L’élaboration et le suivi d’un ensemble complet d’indicateurs précurseurs de progrès – y compris le déploiement de technologies et l’investissement dans celles-ci – viendraient accélérer les bilans, la prise de décision et la correction de la trajectoire. Plusieurs groupes revendiquent une telle mesure, qui sera bientôt exigée par la Convention-cadre des Nations Unies sur les changements climatiques à compter du premier rapport biennal sur la transparence de l’année prochaine, que le Canada doit soumettre avant le 31 décembre 2024.

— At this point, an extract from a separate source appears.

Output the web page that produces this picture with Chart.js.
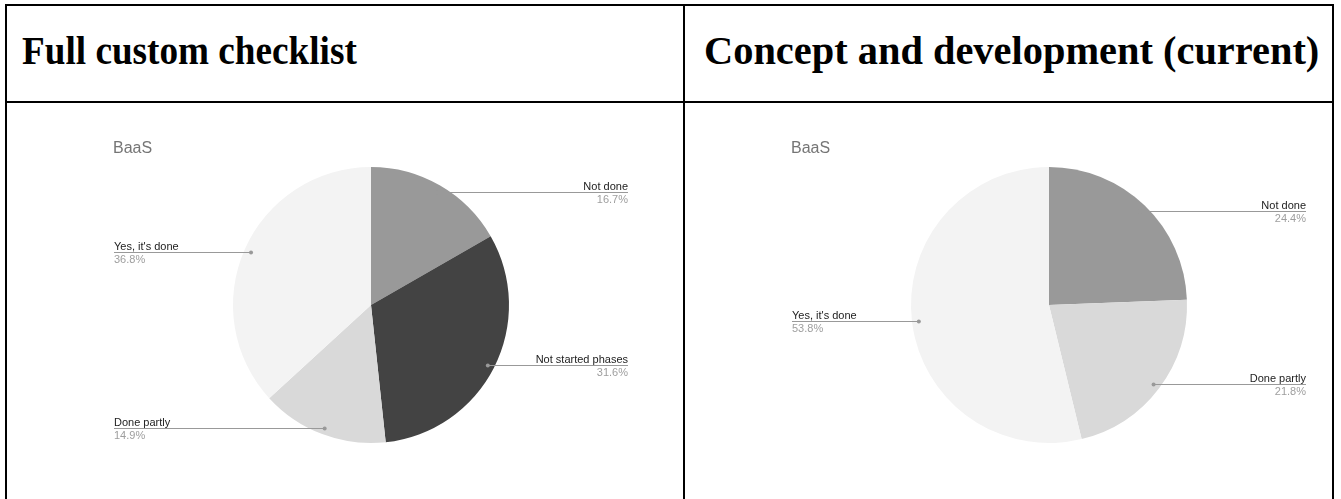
<!DOCTYPE html>
<html>
<head>
<meta charset="utf-8">
<script src="https://cdn.jsdelivr.net/npm/chart.js@4.4.0/dist/chart.umd.min.js"></script>
<style>
    html, body { margin: 0; padding: 0; background: #fff; overflow: hidden; }
    body { width: 1341px; height: 499px; position: relative; }
    .frame { position: absolute; left: 5px; top: 4px; width: 1325px; height: 600px; border: 2px solid #000; }
    .hline { position: absolute; left: 5px; top: 101px; width: 1329px; height: 2px; background: #000; }
    .vline { position: absolute; left: 683px; top: 4px; width: 2px; height: 600px; background: #000; }
    .head { position: absolute; top: 31px; font-family: "Liberation Serif", "Times New Roman", serif;
            font-weight: bold; font-size: 40px; line-height: 40px; color: #000; white-space: nowrap;
            transform-origin: 0 50%; }
    .cell { position: absolute; top: 103px; height: 396px; }
</style>
</head>
<body>
<div class="frame"></div>
<div class="hline"></div>
<div class="vline"></div>
<div class="head" style="left: 22px; transform: scaleX(0.93);">Full custom checklist</div>
<div class="head" style="left: 704px; transform: scaleX(1.01);">Concept and development (current)</div>
<div class="cell" style="left: 7px; width: 676px;"><canvas id="chartFull"></canvas></div>
<div class="cell" style="left: 685px; width: 646px;"><canvas id="chartConcept"></canvas></div>

<script>
// Full custom checklist
const fullLabels = ['Not done', 'Not started phases', 'Done partly', "Yes, it's done"];
const fullValues = [16.7, 31.6, 14.9, 36.8];
const fullColors = ['#999999', '#434343', '#d9d9d9', '#f3f3f3'];

// Concept and development (current)
const conceptLabels = ['Not done', 'Done partly', "Yes, it's done"];
const conceptValues = [24.4, 21.8, 53.8];
const conceptColors = ['#999999', '#d9d9d9', '#f3f3f3'];

const chartTitle = 'BaaS';

/**
 * Google-Sheets style leader labels:
 * dot inside the slice, horizontal line out to the label column
 */
const leaderLabels = {
    id: 'leaderLabels',
    afterDraw(chart, args, opts) {
        const ctx = chart.ctx;
        const meta = chart.getDatasetMeta(0);
        const values = chart.data.datasets[0].data;
        const total = values.reduce((a, b) => a + b, 0);

        ctx.save();
        meta.data.forEach((arc, i) => {
            const mid = (arc.startAngle + arc.endAngle) / 2;
            const r = arc.outerRadius * 0.95;
            const px = arc.x + Math.cos(mid) * r;
            const py = Math.round(arc.y + Math.sin(mid) * r) + 0.5;
            const right = px > arc.x;
            const endX = right ? opts.rightX : opts.leftX;

            ctx.strokeStyle = '#999999';
            ctx.fillStyle = '#999999';
            ctx.lineWidth = 1;
            ctx.beginPath();
            ctx.moveTo(px, py);
            ctx.lineTo(endX, py);
            ctx.stroke();
            ctx.beginPath();
            ctx.arc(px, py, 2, 0, Math.PI * 2);
            ctx.fill();

            ctx.textAlign = right ? 'right' : 'left';
            ctx.textBaseline = 'alphabetic';
            ctx.font = '11px "Liberation Sans", Arial, sans-serif';
            ctx.fillStyle = '#222222';
            ctx.fillText(chart.data.labels[i], endX, py - 3);
            ctx.fillStyle = '#9e9e9e';
            ctx.fillText((values[i] / total * 100).toFixed(1) + '%', endX, py + 10);
        });

        // chart title
        ctx.textAlign = 'left';
        ctx.font = '16px "Liberation Sans", Arial, sans-serif';
        ctx.fillStyle = '#757575';
        ctx.fillText(opts.title, opts.leftX - 1, 50);
        ctx.restore();
    }
};

function makePie(canvasId, labels, values, colors, width) {
    const canvas = document.getElementById(canvasId);
    const pieLeft = 226;
    const pieTop = 64;
    const pieSize = 276;
    return new Chart(canvas, {
        type: 'pie',
        data: {
            labels: labels,
            datasets: [{
                data: values,
                backgroundColor: colors,
                borderWidth: 0
            }]
        },
        options: {
            responsive: true,
            maintainAspectRatio: false,
            animation: false,
            events: [],
            layout: {
                padding: {
                    left: pieLeft,
                    top: pieTop,
                    right: width - pieLeft - pieSize,
                    bottom: 396 - pieTop - pieSize
                }
            },
            plugins: {
                legend: { display: false },
                tooltip: { enabled: false },
                leaderLabels: {
                    leftX: 107,
                    rightX: 621,
                    title: chartTitle
                }
            }
        },
        plugins: [leaderLabels]
    });
}

makePie('chartFull', fullLabels, fullValues, fullColors, 676);
makePie('chartConcept', conceptLabels, conceptValues, conceptColors, 646);
</script>
</body>
</html>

Ces indicateurs pourraient être inclus dans les annexes des prochains rapports d’étape, mais devraient également être surveillés plus souvent – que ce soit au sein du gouvernement ou ailleurs. C’est ce que font d’autres États, notamment le Royaume-Uni et la France; le Canada pourrait apprendre de leur expérience et de leurs pratiques exemplaires.
Il n’y a pas de temps à perdre
La publication du Plan de réduction des émissions de 2030 était un moment charnière pour les mesures climatiques canadiennes. Il constitue le premier plan complet servant à atteindre les cibles de réduction des émissions du Canada et permet d’entamer un nouveau processus pour l’évaluation et l’amélioration continues des politiques.
Cependant, tout plan dépend de son exécution. Une mise en œuvre rapide et efficace des politiques énoncées dans le Plan, parallèlement aux mesures des autres paliers de gouvernement, est nécessaire pour maintenir le Canada sur la voie de ses cibles pour 2030. Comme il ne reste plus que sept ans avant 2030, les gouvernements devraient saisir toute occasion de faire un bilan et de réajuster le tir.
Le rapport d’étape du Plan de réduction des émissions sera une occasion d’évaluer de manière claire le progrès du pays à l’horizon 2030 et de s’ajuster si les émissions s’éloignent de la cible. Pour ce faire, le Canada doit se plier aux exigences de la Loi en produisant notamment des renseignements exhaustifs sur la mise en œuvre des politiques, la réduction des émissions et les analyses de modélisation, tout en recensant les occasions d’amélioration continue pour suivre l’avancement des politiques climatiques.